Quest for Success: Box Knight and the Australian Videogame Industry

Box Knight

At the Australian videogame company House House, the legend goes that an employee one day posted a photo of a goose in a group Slack discussion, along with a pitch to build a game around the animal. The staff agreed that the idea was funny, but turned to more serious ideas for their next project. Yet the goose honked around in their minds. Eventually, House House got to work on what would become Untitled Goose Game, a stealth puzzler set in a British town in which players control one such troublesome waterfowl. Released in late 2019, the game became a hit on multiple platforms and sold more than 1 million copies before the end of the year, going on to win Game of the Year at the 2020 D.I.C.E. Awards and topping the Family category at the same year’s BAFTA Game Awards.

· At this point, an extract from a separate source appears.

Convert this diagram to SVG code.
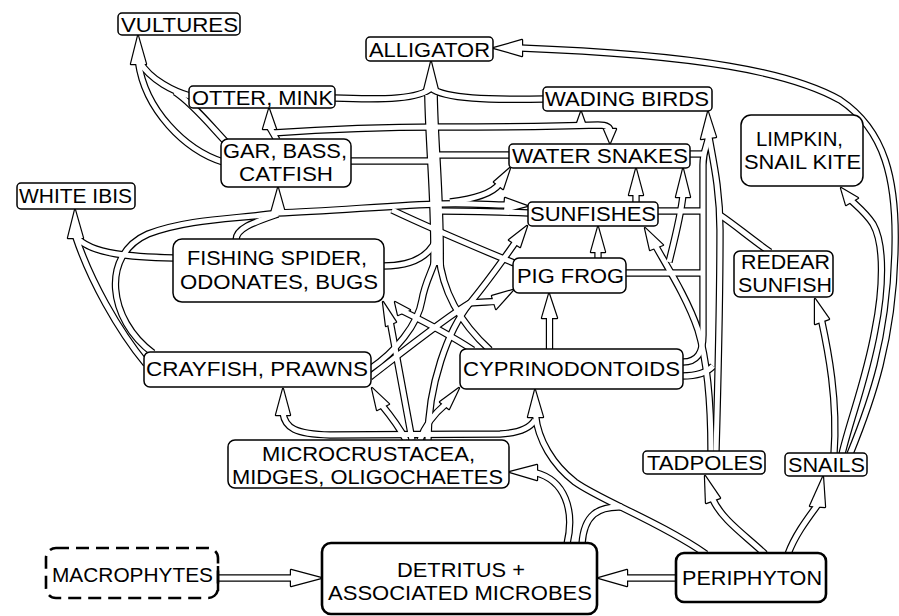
<svg xmlns="http://www.w3.org/2000/svg" xmlns:xlink="http://www.w3.org/1999/xlink" width="899" height="616" viewBox="0 0 899 616">
<style>
text{font-family:"Liberation Sans",Arial,Helvetica,sans-serif;font-size:20.5px;fill:#000}
.n rect{fill:#fff;stroke:#000;stroke-width:1.5}
.n.k rect{stroke-width:2.6}
.n.d rect{stroke-width:2.6;stroke-dasharray:13 7}
#connectors{fill:none}
.ol use{stroke:#000;stroke-width:7.4}
.ol use.w{stroke-width:13.8}
.fl use{stroke:#fff;stroke-width:5}
.fl use.w{stroke-width:11.4}
.ao use{fill:#000;stroke:#000;stroke-width:2.4;stroke-linejoin:round}
.af use{fill:#fff;stroke:none}
</style>
<defs>
<path id="c1" d="M223,162 C185,150 145,110 138.4,62"/>
<path id="c2" d="M190,96 C175,92 150,80 140,62"/>
<path id="c3" d="M226,142 C210,125 192,103 175,92"/>
<path id="c4" d="M334,98 C385,100 420,99 431,88"/>
<path id="c5" d="M544,99 C490,100 445,99 431,88"/>
<path id="c6" d="M431,95 C432,150 438,200 437,265"/>
<path id="c7" d="M350,161 L432,161"/>
<path id="c8" d="M510,155 L436,155"/>
<path id="c9" d="M277,140 L269.5,127"/>
<path id="c10" d="M272,133 C330,129 400,127 440,127 C520,127 570,126 598,125 C606,125 610,127 610,131"/>
<path id="c10b" d="M581,127 L581,124"/>
<path id="c11" d="M153,353 C108,320 100,255 148,234 C190,218 240,219 278,213"/>
<path id="c12" d="M236,240 C236,228 255,222 278,214"/>
<path id="c13" d="M278,213 C330,211 400,205 440,204 C470,203 490,205 506.5,205"/>
<path id="c14" d="M450,202 C475,199 492,194 499.6,183.8"/>
<path id="c15" d="M529,213 C500,212 470,211 440,211"/>
<path id="c16" d="M174,258 C135,257 90,255 75.5,236"/>
<path id="c17" d="M146,364 C118,330 90,280 75.5,236"/>
<path id="c18" d="M514,263 C480,249 430,228 392,210"/>
<path id="c19" d="M383,266 C410,266 428,258 436,240"/>
<path id="c20" d="M370,369 C395,352 418,325 422,300 C425,282 432,272 437,255"/>
<path id="c21" d="M370,377 C405,350 445,318 470,303"/>
<path id="c22" d="M470,303 C485,285 503,260 515.7,241.9"/>
<path id="c23" d="M470,303 C480,302 488,302 495.7,301.4"/>
<path id="c24" d="M428,440 C428,385 448,330 470,303"/>
<path id="c25" d="M412,440 C405,400 397,360 390.3,322.1"/>
<path id="c26" d="M406,440 C398,425 390,415 382,405.3"/>
<path id="c27" d="M420,440 C425,425 435,413 445.8,404"/>
<path id="c28" d="M473,350 C450,335 425,322 402.7,311"/>
<path id="c29" d="M490,350 C468,330 443,300 439,255"/>
<path id="c30" d="M549.5,350 L549.5,316"/>
<path id="c31" d="M598,259 L598,250"/>
<path id="c32" d="M636,203 L636,193"/>
<path id="c33" d="M683,362 C698,362 703,352 703,335 L703,165 C703,150 708,145 708.5,136"/>
<path id="c34" d="M625,273 L703,273"/>
<path id="c35" d="M657,211 L703,211"/>
<path id="c36" d="M689,154 L703,154"/>
<path id="c37" d="M716,452 C718,380 720,300 720,230 C720,190 713,160 709,137"/>
<path id="c38" d="M770,252 C750,238 735,225 720,215"/>
<path id="c39" d="M711,452 C711,400 707,360 698,330 C688,300 668,268 655.5,245.8"/>
<path id="c40" d="M669,262 C675,238 681,215 683,195"/>
<path id="c41" d="M682,376 C695,376 706,374 713,366"/>
<path id="c42" d="M788,554 C795,535 808,518 817.9,504.5"/>
<path id="c43" d="M765,554 C745,535 722,520 712.4,498.6"/>
<path id="c44" d="M706,554 C660,522 600,500 575,482 C553,465 538,440 535.5,415"/>
<path id="c45" d="M582,544 C584,515 598,506 622,507"/>
<path id="c46" d="M567,544 C575,510 565,480 535,472.5"/>
<path id="c47" d="M283,413 C285,428 295,434 330,435 L500,434 C520,433 530,428 535,420"/>
<path id="c48" d="M218,578 L293,578"/>
<path id="c49" d="M677,578 L625,578"/>
<path id="c50" d="M834,454 C838,400 828,350 821.4,319.6"/>
<path id="c51" d="M842,454 C850,420 866,380 875,330 C883,290 885,245 873,224 C866,213 857,206 850.7,200"/>
<path id="c52" d="M850,454 C872,400 893,340 895,250 C897,180 885,130 840,100 C790,72 700,55 520,48"/>
<polygon id="a1" points="138,36 131,64 146,64"/>
<polygon id="a2" points="431,62 424,90 438,90"/>
<polygon id="a3" points="494,48 522,40 522,56"/>
<polygon id="a4" points="269,109 263,129 276,129"/>
<polygon id="a5" points="278,188 271,213 285,213"/>
<polygon id="a6" points="75,210 68,238 83,238"/>
<polygon id="a7" points="510,168 494,182 503,189"/>
<polygon id="a8" points="527,206 505,198 504,212"/>
<polygon id="a9" points="636,169 629,195 643,195"/>
<polygon id="a10" points="598,227 591,252 605,252"/>
<polygon id="a11" points="683,169 676,197 690,197"/>
<polygon id="a12" points="708,112 701,139 716,137"/>
<polygon id="a13" points="581,112 576,126 586,126"/>
<polygon id="a14" points="610,143 604,129 616,129"/>
<polygon id="a15" points="841,188 846,205 858,198"/>
<polygon id="a16" points="645,228 650,250 663,245"/>
<polygon id="a17" points="815,299 815,324 829,319"/>
<polygon id="a18" points="513,290 492,296 496,309"/>
<polygon id="a19" points="527,226 509,240 520,247"/>
<polygon id="a20" points="395,302 398,315 410,310"/>
<polygon id="a21" points="383,302 386,326 396,322"/>
<polygon id="a22" points="372,388 377,410 389,404"/>
<polygon id="a23" points="283,389 276,415 290,415"/>
<polygon id="a24" points="535,390 528,417 543,417"/>
<polygon id="a25" points="510,472 537,465 537,480"/>
<polygon id="a26" points="705,476 706,503 720,498"/>
<polygon id="a27" points="823,477 810,506 825,507"/>
<polygon id="a28" points="599,578 627,570 627,586"/>
<polygon id="a29" points="321,578 291,570 291,586"/>
<polygon id="a31" points="549,294 542,318 557,318"/>
<polygon id="a33" points="459,388 440,402 449,409"/>
</defs>

<g id="connectors">
<g class="ol">
<use href="#c1"/><use href="#c2"/><use href="#c3"/><use href="#c4"/><use href="#c5"/><use href="#c6" class="w"/><use href="#c7"/><use href="#c8"/><use href="#c9"/><use href="#c10"/><use href="#c10b"/><use href="#c11"/><use href="#c12"/><use href="#c13"/><use href="#c14"/><use href="#c15"/><use href="#c16"/><use href="#c17"/><use href="#c18"/><use href="#c19"/><use href="#c20"/><use href="#c21"/><use href="#c22"/><use href="#c23"/><use href="#c24"/><use href="#c25"/><use href="#c26"/><use href="#c27"/><use href="#c28"/><use href="#c29"/><use href="#c30"/><use href="#c31"/><use href="#c32"/><use href="#c33"/><use href="#c34"/><use href="#c35"/><use href="#c36"/><use href="#c37"/><use href="#c38"/><use href="#c39"/><use href="#c40"/><use href="#c41"/><use href="#c42"/><use href="#c43"/><use href="#c44"/><use href="#c45"/><use href="#c46"/><use href="#c47"/><use href="#c48"/><use href="#c49"/><use href="#c50"/><use href="#c51"/><use href="#c52"/>
</g>
<g class="ao">
<use href="#a1"/><use href="#a2"/><use href="#a3"/><use href="#a4"/><use href="#a5"/><use href="#a6"/><use href="#a7"/><use href="#a8"/><use href="#a9"/><use href="#a10"/><use href="#a11"/><use href="#a12"/><use href="#a13"/><use href="#a14"/><use href="#a15"/><use href="#a16"/><use href="#a17"/><use href="#a18"/><use href="#a19"/><use href="#a20"/><use href="#a21"/><use href="#a22"/><use href="#a23"/><use href="#a24"/><use href="#a25"/><use href="#a26"/><use href="#a27"/><use href="#a28"/><use href="#a29"/><use href="#a31"/><use href="#a33"/>
</g>
<g class="fl">
<use href="#c1"/><use href="#c2"/><use href="#c3"/><use href="#c4"/><use href="#c5"/><use href="#c6" class="w"/><use href="#c7"/><use href="#c8"/><use href="#c9"/><use href="#c10"/><use href="#c10b"/><use href="#c11"/><use href="#c12"/><use href="#c13"/><use href="#c14"/><use href="#c15"/><use href="#c16"/><use href="#c17"/><use href="#c18"/><use href="#c19"/><use href="#c20"/><use href="#c21"/><use href="#c22"/><use href="#c23"/><use href="#c24"/><use href="#c25"/><use href="#c26"/><use href="#c27"/><use href="#c28"/><use href="#c29"/><use href="#c30"/><use href="#c31"/><use href="#c32"/><use href="#c33"/><use href="#c34"/><use href="#c35"/><use href="#c36"/><use href="#c37"/><use href="#c38"/><use href="#c39"/><use href="#c40"/><use href="#c41"/><use href="#c42"/><use href="#c43"/><use href="#c44"/><use href="#c45"/><use href="#c46"/><use href="#c47"/><use href="#c48"/><use href="#c49"/><use href="#c50"/><use href="#c51"/><use href="#c52"/>
</g>
<g class="af">
<use href="#a1"/><use href="#a2"/><use href="#a3"/><use href="#a4"/><use href="#a5"/><use href="#a6"/><use href="#a7"/><use href="#a8"/><use href="#a9"/><use href="#a10"/><use href="#a11"/><use href="#a12"/><use href="#a13"/><use href="#a14"/><use href="#a15"/><use href="#a16"/><use href="#a17"/><use href="#a18"/><use href="#a19"/><use href="#a20"/><use href="#a21"/><use href="#a22"/><use href="#a23"/><use href="#a24"/><use href="#a25"/><use href="#a26"/><use href="#a27"/><use href="#a28"/><use href="#a29"/><use href="#a31"/><use href="#a33"/>
</g>
</g>

<g id="vultures" class="n"><rect x="118" y="13" width="122" height="22" rx="4"/><text x="121" y="32" textLength="117" lengthAdjust="spacingAndGlyphs">VULTURES</text></g>
<g id="alligator" class="n"><rect x="366" y="37" width="127" height="24" rx="4"/><text x="369" y="57" textLength="121" lengthAdjust="spacingAndGlyphs">ALLIGATOR</text></g>
<g id="otter-mink" class="n"><rect x="189" y="86" width="146" height="22" rx="4"/><text x="192" y="105" textLength="141" lengthAdjust="spacingAndGlyphs">OTTER, MINK</text></g>
<g id="wading-birds" class="n"><rect x="543" y="87" width="169" height="24" rx="4"/><text x="545" y="106" textLength="164" lengthAdjust="spacingAndGlyphs">WADING BIRDS</text></g>
<g id="gar-bass-catfish" class="n"><rect x="221" y="139" width="130" height="48" rx="7"/><text x="223" y="158" textLength="124" lengthAdjust="spacingAndGlyphs">GAR, BASS,</text><text x="239" y="181" textLength="94" lengthAdjust="spacingAndGlyphs">CATFISH</text></g>
<g id="water-snakes" class="n"><rect x="509" y="144" width="181" height="24" rx="4"/><text x="512" y="163" textLength="176" lengthAdjust="spacingAndGlyphs">WATER SNAKES</text></g>
<g id="limpkin-snail-kite" class="n"><rect x="741" y="115" width="122" height="71" rx="10"/><text x="756" y="146" textLength="87" lengthAdjust="spacingAndGlyphs">LIMPKIN,</text><text x="744" y="169" textLength="117" lengthAdjust="spacingAndGlyphs">SNAIL KITE</text></g>
<g id="white-ibis" class="n"><rect x="17" y="183" width="118" height="26" rx="4"/><text x="19" y="203" textLength="113" lengthAdjust="spacingAndGlyphs">WHITE IBIS</text></g>
<g id="sunfishes" class="n"><rect x="528" y="202" width="130" height="24" rx="4"/><text x="530" y="221" textLength="126" lengthAdjust="spacingAndGlyphs">SUNFISHES</text></g>
<g id="fishing-spider" class="n"><rect x="173" y="239" width="211" height="63" rx="9"/><text x="187" y="265" textLength="180" lengthAdjust="spacingAndGlyphs">FISHING SPIDER,</text><text x="180" y="289" textLength="198" lengthAdjust="spacingAndGlyphs">ODONATES, BUGS</text></g>
<g id="pig-frog" class="n"><rect x="513" y="258" width="113" height="35" rx="6"/><text x="517" y="283" textLength="107" lengthAdjust="spacingAndGlyphs">PIG FROG</text></g>
<g id="redear-sunfish" class="n"><rect x="734" y="251" width="99" height="46" rx="6"/><text x="741" y="269" textLength="89" lengthAdjust="spacingAndGlyphs">REDEAR</text><text x="738" y="292" textLength="94" lengthAdjust="spacingAndGlyphs">SUNFISH</text></g>
<g id="crayfish-prawns" class="n"><rect x="144" y="352" width="227" height="35" rx="6"/><text x="146" y="376" textLength="222" lengthAdjust="spacingAndGlyphs">CRAYFISH, PRAWNS</text></g>
<g id="cyprinodontoids" class="n"><rect x="460" y="349" width="223" height="40" rx="6"/><text x="463" y="376" textLength="217" lengthAdjust="spacingAndGlyphs">CYPRINODONTOIDS</text></g>
<g id="microcrustacea" class="n"><rect x="228" y="440" width="281" height="48" rx="7"/><text x="262" y="461" textLength="213" lengthAdjust="spacingAndGlyphs">MICROCRUSTACEA,</text><text x="232" y="484" textLength="271" lengthAdjust="spacingAndGlyphs">MIDGES, OLIGOCHAETES</text></g>
<g id="tadpoles" class="n"><rect x="643" y="451" width="122" height="23" rx="4"/><text x="647" y="470" textLength="116" lengthAdjust="spacingAndGlyphs">TADPOLES</text></g>
<g id="snails" class="n"><rect x="785" y="453" width="82" height="23" rx="4"/><text x="788" y="472" textLength="77" lengthAdjust="spacingAndGlyphs">SNAILS</text></g>
<g id="macrophytes" class="n d"><rect x="46" y="548" width="172" height="50" rx="10"/><line x1="218" y1="566" x2="218" y2="591" stroke="#000" stroke-width="2.5"/><text x="52" y="582" textLength="161" lengthAdjust="spacingAndGlyphs">MACROPHYTES</text></g>
<g id="detritus" class="n k"><rect x="322" y="543" width="275" height="71" rx="9"/><text x="397" y="577" textLength="128" lengthAdjust="spacingAndGlyphs">DETRITUS +</text><text x="328" y="600" textLength="264" lengthAdjust="spacingAndGlyphs">ASSOCIATED MICROBES</text></g>
<g id="periphyton" class="n k"><rect x="676" y="553" width="150" height="49" rx="8"/><text x="682" y="585" textLength="140" lengthAdjust="spacingAndGlyphs">PERIPHYTON</text></g>
</svg>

Meanwhile, in Adelaide, staff members at We Made a Thing Studios were in awe of a homemade helmet made of cardboard. From those humble beginnings grew Box Knight, an action role-playing game that its creators describe as ‘a mix of The Office and Lord of the Rings’, in which players control office workers who hack their way through hordes of creatures to reclaim their workplace from dark forces. Leading Box Knight’s game and narrative design is award-winning writer and producer Tom Phillips, who says:

We were working on [web series] Lucy and D.i.C in the deep, dark months of [the visual-effects process] and were trying to keep a good, positive culture in the office […] showing off all the week’s work and making sure the team got around each other.

But one arvo I walked past one of our employees who had fashioned an empty carton into a knight’s helmet, and he was just standing there in the middle of the office […] I remember just being struck with the silhouette and [thinking], ‘There is an idea there.’

Phillips sat down with director and VFX supervisor Jeremy Kelly-Bakker to come up with the game concept. On the spot, Kelly-Bakker drew a sketch of the titular Box Knight. ‘We immediately kind of fell in love with it,’ says Phillips.

The sketch provided the foundation for Box Knight’s art style, and influenced every aspect of the game’s design. The project received funding from the South Australian Film Corporation’s Games Innovation Fund, which is designed to support the state’s games industry. Box Knight successfully moved through stages of development throughout 2021, a process that involved testing the game with players who signed up for early access. Box Knight is on track for release in 2022, and its creators hope it will join the ranks of games made in Australia that level-up in a big way.

Traditionally, games produced by the industry are broken down into categories based on budget and studio size. At the high end are Triple-A titles, multimillion-dollar games from major studios such as the Grand Theft Auto, Assassin’s Creed and Call of Duty franchises; the industry then scales down to the work put out by medium and small studios, and, finally, ­by independent publishers who make their own games.

Triple-A titles made in Australia include entries in the BioShock and Borderlands franchises – which have sold more than 34 million and 60 million copies respectively – but a majority of the games produced locally come from smaller studios without an army of staff or the price tag of a Bugatti. Australian game studios have a strong pedigree in this category, as indicated by the success of Adelaide-based indie outfit Team Cherry’s Hollow Knight, an action-adventure game in which players control a knight who explores a world inhabited by bug-like creatures. The project began on Kickstarter, where the developers managed to raise A$57,000 (smashing through their initial goal of A$35,000); Hollow Knight was subsequently released in 2017 on PC before making the leap to consoles a year later. Positive reviews, a gorgeous art style and addictive gameplay drove the title to over 2.8 million sales by early 2019; a sequel, Hollow Knight: Silksong, is currently in development and a release date is expected to be announced soon.

Also coming out in 2017 was Sidebar Games’ Nintendo Switch release Golf Story, a popular 8-bit-style sports role-playing game that regularly sits in the top ten most downloaded games in the Nintendo store. On the mobile game front, the arcade hopper Crossy Road, made by Melbourne-based studio Hipster Whale, has been a fixture on smartphone screens since 2014, while Brisbane’s Halfbrick has dominated mobile gaming for two decades with Fruit Ninja, Jetpack Joyride and Monster Dash.

Australian studios can now find a pathway to success on their own terms and produce engaging games that captivate players all around the world. A hit can come from anywhere: productions no longer need to adhere to traditional formats like platformers and first-person shooters, and a game about a bothersome goose can compete with a blockbuster Triple-A title. Can a knight in used cardboard do the same? Destiny awaits.